There is a telling incident involving Mickey Mantle just before the Opening Day game against the Boston Red Sox in 1951. Ted Williams comes over to greet DiMaggio (not the reverse), with Mickey, then nineteen, standing by his side, awe and jitters as the real thing  is about to start. Instead of introducing the rookie, DiMaggio says nothing, leaving it to Williams to acquaint himself : “You must be Mick.” Unlike Mantle in the same situation when he later became a veteran, DiMaggio wasn’t one to grant favors to newcomers, even a teen.

Of course, the kids that saw Joltin’ Joe perform didn’t know or care about egos, complexities, economics and statistical speculation. Joe DiMaggio and the millions of fans during those years were both lucky. His job was baseball, which he could do as well, if not better, than anybody in his time. The rules that made him a chattel of the owners also made him the game’s king, both individually and as a team player. However grand the
achievement, it was interwoven with a team spirit that inspired immense fan loyalty, almost to the point of love. For this man’s memory now, as was the reality when he was eight, watching Joe DiMaggio’s grace at catching a distant fly ball or seeing him pull into third with stand-up triple was like watching a god whose uniform would forever be New York’s.

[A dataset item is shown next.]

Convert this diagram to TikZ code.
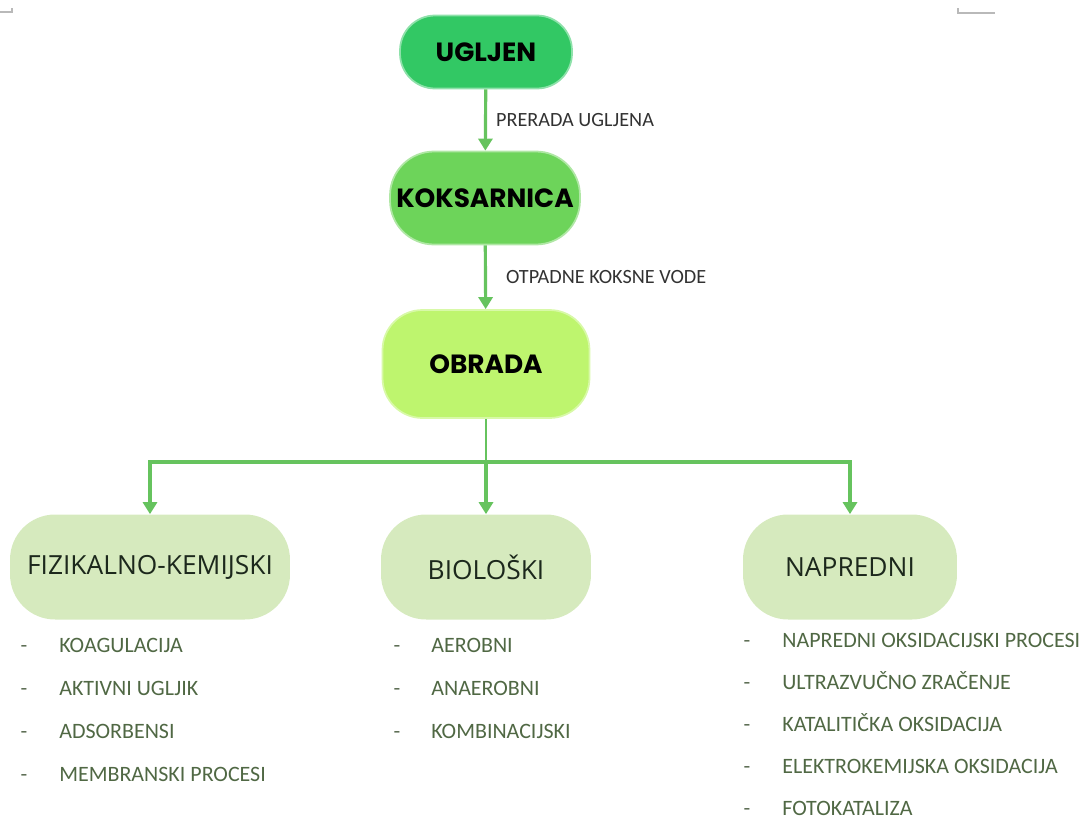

WAS HE THE BEST? He certainly ranks with Aaron, Mays, Williams, Musial, Gehrig, and Jimmie Foxx—meaning a tad below The Babe. Like Gehrig, who showed no signs of slowing down until ALS struck him down, and Williams, the only ballplayer to fight in two wars, it’s tantalizing to conjecture what DiMag might have accomplished with an uninterrupted career, even saddled with the handicap of Yankee Stadium’s size. It is a truly exceptional player that gains such wide admiration from those going out as he enters, those he played with, and the many that followed him.

The six years following Joe DiMaggio’s retirement in 1951 had New York’s teams setting the standard for some of the greatest baseball ever played. Never in the sport have three Hall-of-Fame center fielders and two catchers played at the same time in the same city.Yet Paul Simon, a decade later and then in his twenties, chose DiMaggio to focus our nation’s loss of focus and morality in his famous “Where have you gone Joe DiMaggio?” The rejoinder, “America turns her lonely heart to you,” is less-often quoted, but the message is as apt now as thirty years ago. With his death number five’s shadow has extended like Janus: toward the uncertainties of the forthcoming millennium, while providing a past record that serves as a model of dignified excellence. DiMaggio delivered!